This is set to run for a single year (as opposed to 20 or 30), and on my machine benchmarks at around 25 seconds.

By looking at the `preflow_push` implementation I sen I might be able to improve it be pre-computing the "residual graph". This shaved off 5 seconds (and hopefully my implementation is valid).

One of the things I can reason about is that I know all the edges that would have a variable capacity, and those that always will be infinite. I was wondering if shaking the graph in some way to produce a graph with the same constraints but dropping superfluous nodes is an option?

Would be very grateful for any directions in how to better use the library / optimise my graph.

Thanks for any input,

James

[Dan Schult]

From your cProfile output can you tell what is taking a lot of time?

You are converting the files to pandas and then constructing the networkx graph from pandas.

Would it make sense to read it straight into networkx? (see nx.read_edgelist)

But the profile output would tell you where the bottlenecks are.

If most of the time is spent in nx.maximum_flow optimizing the file-read portion won't help.

Also, keep in mind that the profiling itself takes quite a lot of time.  So, time your runs using

something like the standard python timeit library, or the IPython %timeit or %%timeit magic commands.

Use cProfile to figure out where it is slow. But don't use those numbers as estimates of time taken.

[James Stidard]

Hi Dan,

Thanks for the response.
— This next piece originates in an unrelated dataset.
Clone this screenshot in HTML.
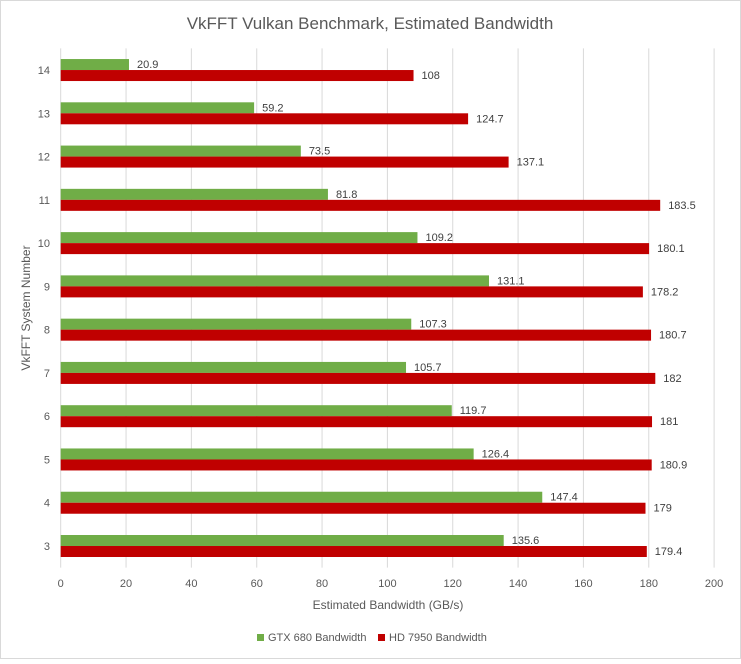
<!DOCTYPE html>
<html><head><meta charset="utf-8"><style>
body{margin:0;background:#fff;font-family:"Liberation Sans",sans-serif}
svg text{font-family:"Liberation Sans",sans-serif}
</style></head><body>
<svg width="741" height="659">
<rect x="0.5" y="0.5" width="740" height="658" fill="#fff" stroke="#d9d9d9"/>
<text x="370" y="29" text-anchor="middle" font-size="17" fill="#595959">VkFFT Vulkan Benchmark, Estimated Bandwidth</text>
<g id="grid"></g><g id="bars"></g><g id="labels"></g>
<text x="388" y="609" text-anchor="middle" font-size="12" fill="#595959">Estimated Bandwidth (GB/s)</text>
<text transform="translate(30,308) rotate(-90)" text-anchor="middle" font-size="12" fill="#595959">VkFFT System Number</text>
<g>
<rect x="257" y="634" width="7" height="7" fill="#70ad47"/>
<text x="268" y="641" font-size="11" fill="#595959">GTX 680 Bandwidth</text>
<rect x="378" y="634" width="7" height="7" fill="#c00000"/>
<text x="389" y="641" font-size="11" fill="#595959">HD 7950 Bandwidth</text>
</g>
</svg>
<script>
const categories=[14,13,12,11,10,9,8,7,6,5,4,3];
const gtx680=[20.9,59.2,73.5,81.8,109.2,131.1,107.3,105.7,119.7,126.4,147.4,135.6];
const hd7950=[108,124.7,137.1,183.5,180.1,178.2,180.7,182,181,180.9,179,179.4];
const xTicks=[0,20,40,60,80,100,120,140,160,180,200];
const NS="http://www.w3.org/2000/svg";
const x0=60.7,xs=3.267,plotTop=48.4,band=43.27,bh=11;
const X=v=>x0+v*xs;
function mk(t,a,p,txt){const e=document.createElementNS(NS,t);for(const k in a)e.setAttribute(k,a[k]);if(txt!==undefined)e.textContent=txt;p.appendChild(e);return e;}
const g=document.getElementById('grid'),b=document.getElementById('bars'),l=document.getElementById('labels');
xTicks.forEach(t=>{
 const ln=mk('line',{x1:X(t),x2:X(t),y1:plotTop,y2:plotTop+band*categories.length,stroke:'#d9d9d9','stroke-width':1},g);
 
 
 const tx=mk('text',{x:X(t),y:587,'text-anchor':'middle','font-size':11,fill:'#595959'},l,t);
 
 
});
categories.forEach((c,i)=>{
 const cy=plotTop+band*(i+0.5);
 const yt=mk('text',{x:50,y:cy+4,'text-anchor':'end','font-size':11,fill:'#595959'},l,c);
 
 
 const r1=mk('rect',{x:X(0),y:cy-bh,width:X(gtx680[i])-X(0),height:bh,fill:'#70ad47'},b);
 
 
 const r2=mk('rect',{x:X(0),y:cy,width:X(hd7950[i])-X(0),height:bh,fill:'#c00000'},b);
 
 
 const t1=mk('text',{x:X(gtx680[i])+8,y:cy-2,'font-size':11,fill:'#404040'},l,gtx680[i]);
 
 
 const t2=mk('text',{x:X(hd7950[i])+8,y:cy+9,'font-size':11,fill:'#404040'},l,hd7950[i]);
 
 
});
</script>
</body></html>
Yeah the time is coming from the `nx.maximum_flow` function inside the `time_step_max_flow` function in the script above. Here's a screenshot of that profile. I've drilled down to the bit of interest, but the overall runtime is 384 for context. So the generating of the graph via pandas and numpy here is "fast enough" here.

You're right, `cProfile` does add pretty considerable overhead. Using `timeit` instead brings it down to ~166 seconds for the 1year-1hour step example. For a 20 year time frame this would give about ~317 seconds. Really any kinda performance gains I can get in this hot loop would be great.

Best,

James